Any new ideas for white beans? And don’t say ‘stew’ … | Beans

Tins of white beans are a staple round at mine, but I only ever use them in soups and stews. How can I get out of my bean rut?
Emily, Nottingham
We hear you, Emily. Beans are great for bulking out soups and stews, but there is a whole world of #beanspo out there just waiting to be discovered. We’re all in need of some comfort, so try treating beans much as you would pasta, say: “For something really low-effort but nourishing, whip up a simple tomato and olive sauce, then shove a jar of beans in there,” says Amelia Christie-Miller, founder of Bold Bean Co. “You don’t have to cook the beans, so that makes them easier even than pasta.” Ragu would be another good sauce shout, says Sophie Wybird, cook and author of Tucking In (out in the summer), or “layer them up with bolognese and a cheesy bechamel to make an alternative to lasagne”. In fact, the options are (almost) endless: carbonara, arrabbiata, cacio e pepe or, Christie-Miller adds, a simple pesto, “maybe made with cooked peas or sun-dried tomatoes”.

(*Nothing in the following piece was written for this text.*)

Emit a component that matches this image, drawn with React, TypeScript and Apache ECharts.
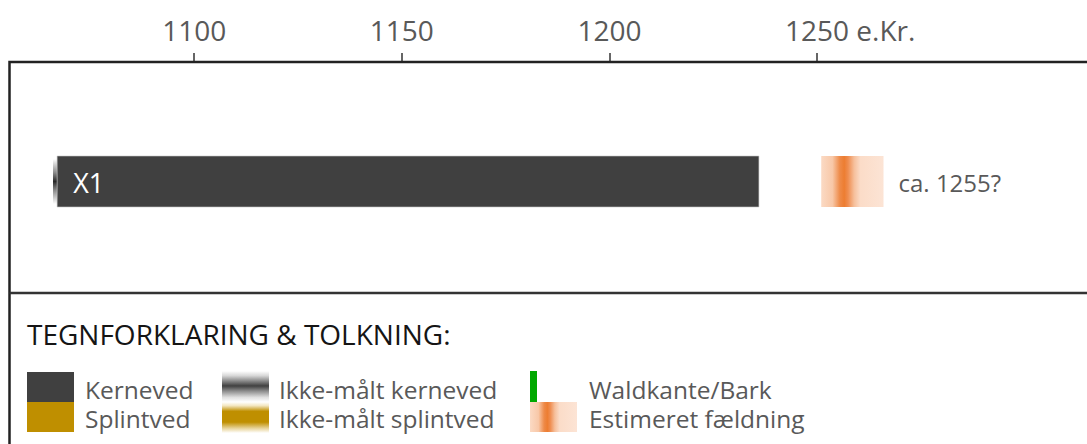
import React, { useEffect, useRef } from "react";
import * as echarts from "echarts";

// ---- data ----
const sampleIds: string[] = ["X1"];
const unmeasuredHeartStart: number[] = [1066];
const measuredStart: number[] = [1067];
const measuredEnd: number[] = [1236];
const fellingFrom: number[] = [1251];
const fellingTo: number[] = [1266];
const fellingLabels: string[] = ["ca. 1255?"];
const tickYears: number[] = [1100, 1150, 1200, 1250];
const axisUnit = "e.Kr.";
const axisMin = 1055;
const axisMax = 1315;

const legendTitle = "TEGNFORKLARING & TOLKNING:";
const legendLabels: string[] = [
  "Kerneved",
  "Splintved",
  "Ikke-målt kerneved",
  "Ikke-målt splintved",
  "Waldkante/Bark",
  "Estimeret fældning",
];

const FONT = '"Open Sans", "Noto Sans", sans-serif';
const TEXT_GRAY = "#595959";
const HEART = "#404040";
const SAP = "#bf8f00";
const GREEN = "#00a800";

const fellingStops = () =>
  new echarts.graphic.LinearGradient(0, 0, 1, 0, [
    { offset: 0, color: "#fbdac4" },
    { offset: 0.18, color: "#f8c8a8" },
    { offset: 0.3, color: "#ee8a48" },
    { offset: 0.37, color: "#ed7d31" },
    { offset: 0.43, color: "#ef8d50" },
    { offset: 0.53, color: "#f6c09c" },
    { offset: 0.63, color: "#fbdcc8" },
    { offset: 1, color: "#fce4d5" },
  ]);

function measure(text: string, font: string): number {
  const c = document.createElement("canvas").getContext("2d");
  if (!c) return 72;
  c.font = font;
  return c.measureText(text).width;
}

export default function App() {
  const ref = useRef<HTMLDivElement>(null);

  useEffect(() => {
    if (!ref.current) return;
    const chart = echarts.init(ref.current, undefined, { renderer: "svg" });

    const tickFont = 28;
    const unitText = " " + axisUnit;
    const unitWidth = measure(unitText, `${tickFont}px "Open Sans"`);
    const lastTick = tickYears[tickYears.length - 1];

    const seriesData = sampleIds.map((_, i) => [
      i,
      measuredStart[i],
      measuredEnd[i],
      unmeasuredHeartStart[i],
      fellingFrom[i],
      fellingTo[i],
    ]);

    const barH = 51;

    const renderItem = (params: any, api: any) => {
      const idx = api.value(0);
      const s = api.coord([api.value(1), idx]);
      const e = api.coord([api.value(2), idx]);
      const u = api.coord([api.value(3), idx]);
      const ff = api.coord([api.value(4), idx]);
      const ft = api.coord([api.value(5), idx]);
      const yTop = s[1] - barH / 2;
      return {
        type: "group",
        children: [
          {
            type: "rect",
            shape: { x: u[0], y: yTop + 3, width: s[0] - u[0], height: barH - 6 },
            style: {
              fill: new echarts.graphic.LinearGradient(0, 0, 0, 1, [
                { offset: 0, color: "rgba(64,64,64,0)" },
                { offset: 0.3, color: "rgba(64,64,64,0.6)" },
                { offset: 0.5, color: "rgba(40,40,40,1)" },
                { offset: 0.7, color: "rgba(64,64,64,0.6)" },
                { offset: 1, color: "rgba(64,64,64,0)" },
              ]),
            },
          },
          {
            type: "rect",
            shape: { x: s[0], y: yTop, width: e[0] - s[0], height: barH },
            style: { fill: HEART, stroke: "#c8c8c8", lineWidth: 0.6 },
          },
          {
            type: "text",
            x: s[0] + 16,
            y: s[1] + 1,
            style: {
              text: sampleIds[params.dataIndex],
              fill: "#ffffff",
              fontSize: 27,
              fontFamily: FONT,
              align: "left",
              verticalAlign: "middle",
            },
          },
          {
            type: "rect",
            shape: { x: ff[0], y: yTop, width: ft[0] - ff[0], height: barH },
            style: { fill: fellingStops() },
          },
          {
            type: "text",
            x: ft[0] + 15,
            y: s[1] + 1,
            style: {
              text: fellingLabels[params.dataIndex],
              fill: TEXT_GRAY,
              fontSize: 24,
              fontFamily: FONT,
              align: "left",
              verticalAlign: "middle",
            },
          },
        ],
      };
    };

    const legendText = (text: string, x: number, y: number) => ({
      type: "text",
      x,
      y,
      style: {
        text,
        fill: TEXT_GRAY,
        fontSize: 24.5,
        lineHeight: 26,
        fontFamily: FONT,
        align: "left",
        verticalAlign: "middle",
      },
    });

    const graphic: any[] = [
      // frame
      {
        type: "rect",
        shape: { x: 9.5, y: 62, width: 1200, height: 500 },
        style: { fill: "none", stroke: "#222", lineWidth: 2.5 },
        z: 10,
      },
      {
        type: "line",
        shape: { x1: 9.5, y1: 293, x2: 1200, y2: 293 },
        style: { stroke: "#333", lineWidth: 2.5 },
        z: 10,
      },
      {
        type: "text",
        x: 27,
        y: 334,
        style: {
          text: legendTitle,
          fill: "#151515",
          fontSize: 28,
          fontFamily: FONT,
          align: "left",
          verticalAlign: "middle",
        },
      },
      // col 1
      { type: "rect", shape: { x: 27, y: 372, width: 47, height: 30 }, style: { fill: HEART } },
      { type: "rect", shape: { x: 27, y: 402, width: 47, height: 30 }, style: { fill: SAP } },
      legendText(legendLabels[0], 85, 389),
      legendText(legendLabels[1], 85, 418),
      // col 2
      {
        type: "rect",
        shape: { x: 222, y: 371, width: 47, height: 31 },
        style: {
          fill: new echarts.graphic.LinearGradient(0, 0, 0, 1, [
            { offset: 0, color: "#ffffff" },
            { offset: 0.15, color: "#d8d8d8" },
            { offset: 0.32, color: "#8a8a8a" },
            { offset: 0.48, color: "#404040" },
            { offset: 0.64, color: "#8a8a8a" },
            { offset: 0.85, color: "#e0e0e0" },
            { offset: 1, color: "#ffffff" },
          ]),
        },
      },
      {
        type: "rect",
        shape: { x: 222, y: 402, width: 47, height: 31 },
        style: {
          fill: new echarts.graphic.LinearGradient(0, 0, 0, 1, [
            { offset: 0, color: "#ffffff" },
            { offset: 0.12, color: "#f3e6c0" },
            { offset: 0.3, color: "#bf8f00" },
            { offset: 0.65, color: "#bf8f00" },
            { offset: 0.85, color: "#e8d49a" },
            { offset: 1, color: "#ffffff" },
          ]),
        },
      },
      legendText(legendLabels[2], 279, 389),
      legendText(legendLabels[3], 279, 418),
      // col 3
      { type: "rect", shape: { x: 530, y: 371, width: 7, height: 31 }, style: { fill: GREEN } },
      {
        type: "rect",
        shape: { x: 530, y: 402, width: 47, height: 30 },
        style: { fill: fellingStops() },
      },
      legendText(legendLabels[4], 589, 389),
      legendText(legendLabels[5], 589, 418),
    ];

    chart.setOption({
      animation: false,
      backgroundColor: "#ffffff",
      textStyle: { fontFamily: FONT },
      grid: { left: 7.3, top: 62, width: 1080.6, height: 239, containLabel: false },
      xAxis: {
        type: "value",
        position: "top",
        min: axisMin,
        max: axisMax,
        splitLine: { show: false },
        axisLine: { show: false },
        axisTick: {
          show: true,
          length: 9,
          inside: false,
          customValues: tickYears,
          lineStyle: { color: "#333", width: 1.5 },
        },
        axisLabel: {
          show: true,
          customValues: tickYears,
          margin: 18,
          color: TEXT_GRAY,
          fontSize: tickFont,
          fontFamily: FONT,
          formatter: (v: number) =>
            v === lastTick ? `{h| }{n|${v}}{u|${unitText}}` : `{n|${v}}`,
          rich: {
            n: { color: TEXT_GRAY, fontSize: tickFont, fontFamily: FONT },
            u: { color: TEXT_GRAY, fontSize: tickFont, fontFamily: FONT },
            h: { width: unitWidth, fontSize: tickFont, fontFamily: FONT },
          },
        },
      },
      yAxis: {
        type: "category",
        data: sampleIds,
        show: false,
      },
      series: [
        {
          type: "custom",
          renderItem,
          data: seriesData,
          encode: { x: [1, 2], y: 0 },
          clip: false,
        },
      ],
      graphic,
    });

    return () => chart.dispose();
  }, []);

  return (
    <div
      ref={ref}
      style={{ position: "fixed", left: 0, top: 0, width: 1087, height: 444 }}
    />
  );
}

Beanotto is another concept that you may want to get on board with. “You’re taking the flavours of a risotto, but using beans instead of rice,” Christie-Miller says. “In January, you want something in a bowl that’s warming and feels nourishing, and a mushroom or squash beanotto would be great.” Otherwise, Shivi Ramoutar, author of Cook Clever: One Chop, No Waste, All Taste, suggests breaking that bean rut with a canvas on to which you can add any veg or meat you fancy. “Start with a base of onion [or spring onion], garlic and olive oil, then in go the white beans [or chickpeas], some water and a squidge or spoonful of any flavoured paste or spice/spice blend you have lying around the kitchen – think jerk, gochujang, harissa, pesto, tahini …” Accessorise with the likes of spinach or green beans, add sliced cooked sausage or diced chorizo, then cook for 10 minutes and let “the flavours meld and the beans absorb them all”. Top with a fried egg and fresh herbs.

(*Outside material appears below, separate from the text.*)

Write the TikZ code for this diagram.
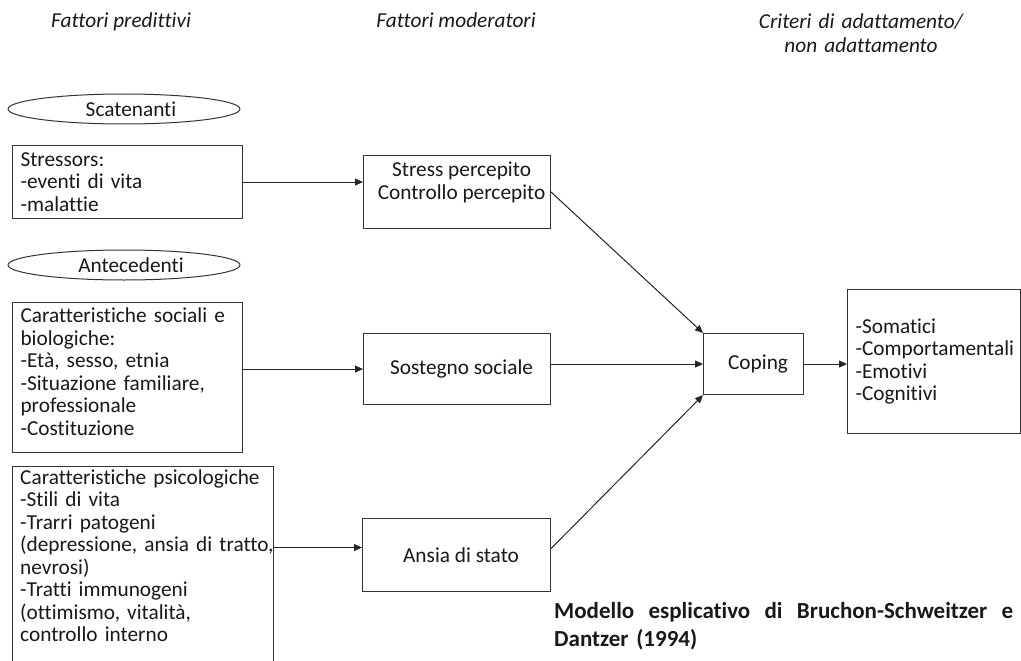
\documentclass[tikz,border=0pt]{standalone}
\usepackage{fontspec}
\setmainfont{Carlito}[Ligatures=NoCommon]
\usetikzlibrary{arrows.meta,shapes.geometric}
\newcommand\bodysize{\fontsize{21.3}{22.5}\selectfont}
\newcommand\padl{\hspace*{9pt}}
\begin{document}
\begin{tikzpicture}[x=1pt,y=-1pt,
  every node/.style={font=\bodysize, text=black!90},
  box/.style={draw=black!80, line width=1.1pt, rectangle, inner sep=0pt},
  listbox/.style={box, anchor=north west, align=left, inner xsep=8pt, inner ysep=0pt},
  oval/.style={draw=black!80, line width=1pt, ellipse, minimum width=232pt, minimum height=30pt, inner sep=0pt},
  head/.style={font=\fontsize{21.3}{24}\selectfont\itshape, anchor=base},
  arr/.style={-{Triangle[length=8pt,width=7pt]}, line width=1pt, draw=black!85}
]
\useasboundingbox (0,0) rectangle (1021,661);
\fill[white] (0,0) rectangle (1021,661);

% column headings
\node[head] (hpred) at (121,28) {Fattori predittivi};
\node[head] (hmod) at (456,28) {Fattori moderatori};
\node[head, text width=280pt, align=center] (hcrit) at (861,29) {Criteri di adattamento/\\non adattamento};

% group labels
\node[oval] (scat) at (124,109) {};
\node (scatlab) at ([xshift=7pt]scat.center) {Scatenanti};
\node[oval] (ante) at (124,265) {};
\node (antelab) at ([xshift=7pt]ante.center) {Antecedenti};

% predictors
\node[listbox, minimum width=230pt, minimum height=73pt, text width=214pt] (stressors) at (12,145)
  {Stressors:\\-eventi di vita\\-malattie};
\node[listbox, minimum width=230pt, minimum height=150pt, text width=214pt] (sociali) at (12,302)
  {Caratteristiche sociali e\\biologiche:\\-Età, sesso, etnia\\-Situazione familiare,\\professionale\\-Costituzione\\[-11pt]\mbox{}};
\node[box, anchor=north west, minimum width=261pt, minimum height=220pt] (psy) at (12,466) {};
\node[anchor=north west, align=left, text width=260pt, inner xsep=8pt, inner ysep=3.5pt] (psytext) at (psy.north west)
  {Caratteristiche psicologiche\\-Stili di vita\\-Trarri patogeni\\(depressione, ansia di tratto,\\nevrosi)\\-Tratti immunogeni\\(ottimismo, vitalità,\\controllo interno};

% moderators
\node[box, anchor=north west, minimum width=187pt, minimum height=73pt, align=center] (stress) at (363,155)
  {\padl Stress percepito\\\padl Controllo percepito\\\mbox{}};
\node[box, anchor=north west, minimum width=187pt, minimum height=71pt] (sostegno) at (363,333) {\padl Sostegno sociale};
\node[box, anchor=north west, minimum width=188pt, minimum height=73pt] (ansia) at (362,518) {\padl Ansia di stato};

% coping and outcomes
\node[box, anchor=north west, minimum width=100pt, minimum height=61pt] (coping) at (703,333) {\padl Coping};
\node[listbox, minimum width=173pt, minimum height=144pt, text width=157pt] (criteri) at (847,289)
  {\mbox{-Somatici}\\\mbox{-Comportamentali}\\\mbox{-Emotivi}\\\mbox{-Cognitivi}};

% caption, first line justified to full width
\node[anchor=base west, align=left, inner sep=0pt, text width=470pt,
      font=\fontsize{23}{28}\selectfont\bfseries] (caption) at (554,618)
  {\hbox to 459pt{Modello \hfill esplicativo \hfill di \hfill Bruchon-Schweitzer \hfill e}\\Dantzer (1994)};

% connectors
\draw[arr] (stressors.east) -- (stressors.east -| stress.west);
\draw[arr] (sostegno.west -| sociali.east) -- (sostegno.west);
\coordinate (ansiain) at ([yshift=7.5pt]ansia.west);
\draw[arr] (ansiain -| psy.east) -- (ansiain);
\draw[arr] (stress.east) -- (coping.north west);
\draw[arr] (coping.west -| sostegno.east) -- (coping.west);
\coordinate (ansiaout) at ([yshift=6.5pt]ansia.east);
\draw[arr] (ansiaout) -- (coping.south west);
\draw[arr] (coping.east) -- (coping.east -| criteri.west);
\end{tikzpicture}
\end{document}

Beans also have a place blitzed into dips, mashed to fill quesadillas or as an alternative to mashed potato, or in savoury crumbles. Anna Jones’ creamy parsnip crumble, for example, is a real corker: roast leeks and parsnips with olive oil, thyme and some seasoning, until soft, then toss through a mix of grated parsnips, creme fraiche, chopped garlic, lemon zest, cider vinegar, stock and the drained beans. Top with a savoury crumble – that’s oats, butter, flour, more grated parsnip and pumpkin seeds – grate some parmesan on top and bake until bubbling. That one’s particularly pleasing with a crisp, green salad.

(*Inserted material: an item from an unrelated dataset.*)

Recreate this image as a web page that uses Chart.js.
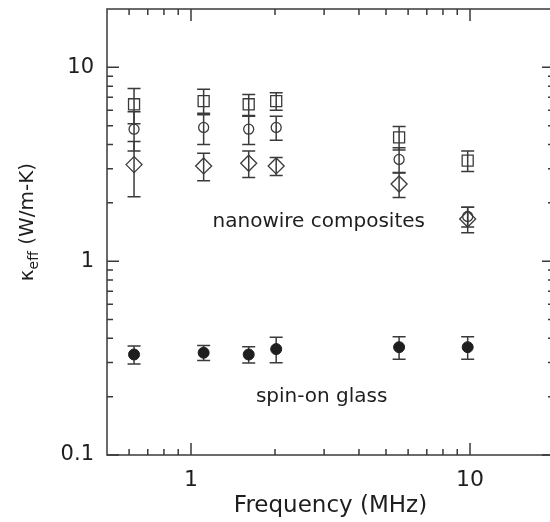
<!DOCTYPE html>
<html><head><meta charset="utf-8">
<script src="https://cdn.jsdelivr.net/npm/chart.js@4"></script>
<style>html,body{margin:0;padding:0;overflow:hidden;background:#fff}</style>
</head><body>
<canvas id="c" width="560" height="522"></canvas>
<script>
// ---- data ----
const frequencies = [0.625, 1.11, 1.61, 2.02, 5.57, 9.81];
const squareValues = [6.45, 6.7, 6.45, 6.7, 4.35, 3.3];
const squareErrors = [1.33, 1.0, 0.8, 0.7, 0.6, 0.4];
const circleValues = [4.8, 4.9, 4.8, 4.9, 3.35, 1.7];
const circleErrors = [1.1, 0.9, 0.8, 0.7, 0.5, 0.2];
const diamondValues = [3.15, 3.1, 3.2, 3.1, 2.5, 1.65];
const diamondErrors = [1.0, 0.5, 0.5, 0.33, 0.37, 0.25];
const glassValues = [0.33, 0.337, 0.33, 0.352, 0.36, 0.36];
const glassErrors = [0.035, 0.03, 0.032, 0.053, 0.048, 0.048];
const xMajorTicks = [1, 10];
const xMinorTicks = [0.6, 0.7, 0.8, 0.9, 2, 3, 4, 5, 6, 7, 8, 9];
const yMajorTicks = [0.1, 1, 10];
const yMinorTicks = [0.2, 0.3, 0.4, 0.5, 0.6, 0.7, 0.8, 0.9, 2, 3, 4, 5, 6, 7, 8, 9];
const annotations = [
  {text: 'nanowire composites', x: 2.87, y: 1.6},
  {text: 'spin-on glass', x: 2.94, y: 0.2}
];

const FONT = '"DejaVu Sans", sans-serif';
const INK = '#3a3a3a';
const TXT = '#1e1e1e';

function pts(vals) { return frequencies.map((f, i) => ({x: f, y: vals[i]})); }

const frame = {
  id: 'frame',
  beforeDatasetsDraw(chart) {
    const ctx = chart.ctx, xs = chart.scales.x, ys = chart.scales.y;
    ctx.save();
    ctx.strokeStyle = INK; ctx.lineWidth = 1.5;
    chart.data.datasets.forEach(ds => {
      ds.data.forEach((p, i) => {
        const e = ds.errors[i];
        const px = xs.getPixelForValue(p.x);
        const t = ys.getPixelForValue(p.y + e), b = ys.getPixelForValue(p.y - e);
        ctx.beginPath();
        ctx.moveTo(px, t); ctx.lineTo(px, b);
        ctx.moveTo(px - 6.5, t); ctx.lineTo(px + 6.5, t);
        ctx.moveTo(px - 6.5, b); ctx.lineTo(px + 6.5, b);
        ctx.stroke();
      });
    });
    ctx.restore();
  },
  afterDraw(chart) {
    const ctx = chart.ctx, a = chart.chartArea, xs = chart.scales.x, ys = chart.scales.y;
    ctx.save();
    ctx.strokeStyle = INK; ctx.lineWidth = 1.5;
    ctx.strokeRect(a.left, a.top, a.right - a.left, a.bottom - a.top);
    ctx.beginPath();
    const xt = (vals, len) => vals.forEach(v => {
      const px = xs.getPixelForValue(v);
      ctx.moveTo(px, a.bottom); ctx.lineTo(px, a.bottom - len);
      ctx.moveTo(px, a.top); ctx.lineTo(px, a.top + len);
    });
    const yt = (vals, len) => vals.forEach(v => {
      const py = ys.getPixelForValue(v);
      ctx.moveTo(a.left, py); ctx.lineTo(a.left + len, py);
      ctx.moveTo(a.right, py); ctx.lineTo(a.right - len, py);
    });
    xt(xMajorTicks, 12); xt(xMinorTicks, 6);
    yt(yMajorTicks, 12); yt(yMinorTicks, 6);
    ctx.stroke();
    ctx.fillStyle = TXT;
    ctx.font = '20px ' + FONT;
    ctx.textAlign = 'center'; ctx.textBaseline = 'middle';
    annotations.forEach(t => ctx.fillText(t.text, xs.getPixelForValue(t.x), ys.getPixelForValue(t.y)));
    // y-axis title with subscript
    ctx.translate(33, 222);
    ctx.rotate(-Math.PI / 2);
    ctx.textAlign = 'left'; ctx.textBaseline = 'alphabetic';
    const f1 = '20px ' + FONT, f2 = '14px ' + FONT;
    ctx.font = f1; const w1 = ctx.measureText('\u03BA').width;
    ctx.font = f2; const w2 = ctx.measureText('eff').width;
    ctx.font = f1; const w3 = ctx.measureText(' (W/m-K)').width;
    let x0 = -(w1 + w2 + w3) / 2;
    ctx.font = f1; ctx.fillText('\u03BA', x0, 0); x0 += w1;
    ctx.font = f2; ctx.fillText('eff', x0, 5); x0 += w2;
    ctx.font = f1; ctx.fillText(' (W/m-K)', x0, 0);
    ctx.restore();
  }
};

new Chart(document.getElementById('c'), {
  type: 'scatter',
  data: {
    datasets: [
      {data: pts(squareValues), errors: squareErrors, pointStyle: 'rect', pointRadius: 7.8,
       borderColor: INK, backgroundColor: 'rgba(0,0,0,0)', borderWidth: 1.3},
      {data: pts(circleValues), errors: circleErrors, pointStyle: 'circle', pointRadius: 5,
       borderColor: INK, backgroundColor: 'rgba(0,0,0,0)', borderWidth: 1.3},
      {data: pts(diamondValues), errors: diamondErrors, pointStyle: 'rectRot', pointRadius: 8,
       borderColor: INK, backgroundColor: 'rgba(0,0,0,0)', borderWidth: 1.3},
      {data: pts(glassValues), errors: glassErrors, pointStyle: 'circle', pointRadius: 5.5,
       borderColor: '#1e1e1e', backgroundColor: '#1e1e1e', borderWidth: 1}
    ]
  },
  options: {
    responsive: false,
    animation: false,
    layout: {autoPadding: false, padding: {left: 0, top: 9, right: 6, bottom: 0}},
    plugins: {legend: {display: false}, tooltip: {enabled: false}},
    scales: {
      x: {
        type: 'logarithmic', min: 0.5, max: 20, position: 'bottom',
        grid: {display: false, drawTicks: false},
        border: {display: false},
        afterBuildTicks: s => { s.ticks = xMajorTicks.map(v => ({value: v})); },
        afterFit: s => { s.height = 67; s.paddingLeft = 0; s.paddingRight = 0; },
        ticks: {autoSkip: false, maxRotation: 0, padding: 12, color: TXT,
                font: {family: FONT, size: 22}, callback: v => String(v)},
        title: {display: true, text: 'Frequency (MHz)', color: TXT,
                font: {family: FONT, size: 23}, padding: {top: 0, bottom: 2}}
      },
      y: {
        type: 'logarithmic', min: 0.1, max: 20,
        grid: {display: false, drawTicks: false},
        border: {display: false},
        afterBuildTicks: s => { s.ticks = yMajorTicks.map(v => ({value: v})); },
        afterFit: s => { s.width = 107; s.paddingTop = 0; s.paddingBottom = 0; },
        ticks: {autoSkip: false, padding: 13, color: TXT,
                font: {family: FONT, size: 21}, callback: v => String(v)}
      }
    }
  },
  plugins: [frame]
});
</script>
</body></html>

Finally, another good multipurpose approach is to roast tinned or jarred beans, because they can then be eaten by the handful or used to bolster a whole variety of future meals. “They take about 20 minutes in a 180-200C (160-180C fan) oven with some olive oil and spices, according to whatever cuisine you’re going for,” Christie-Miller says. “I love roasting them with a sticky balsamic vinegar or pomegranate molasses, then serving that with a za’atar kale salad.” Now that’s magic.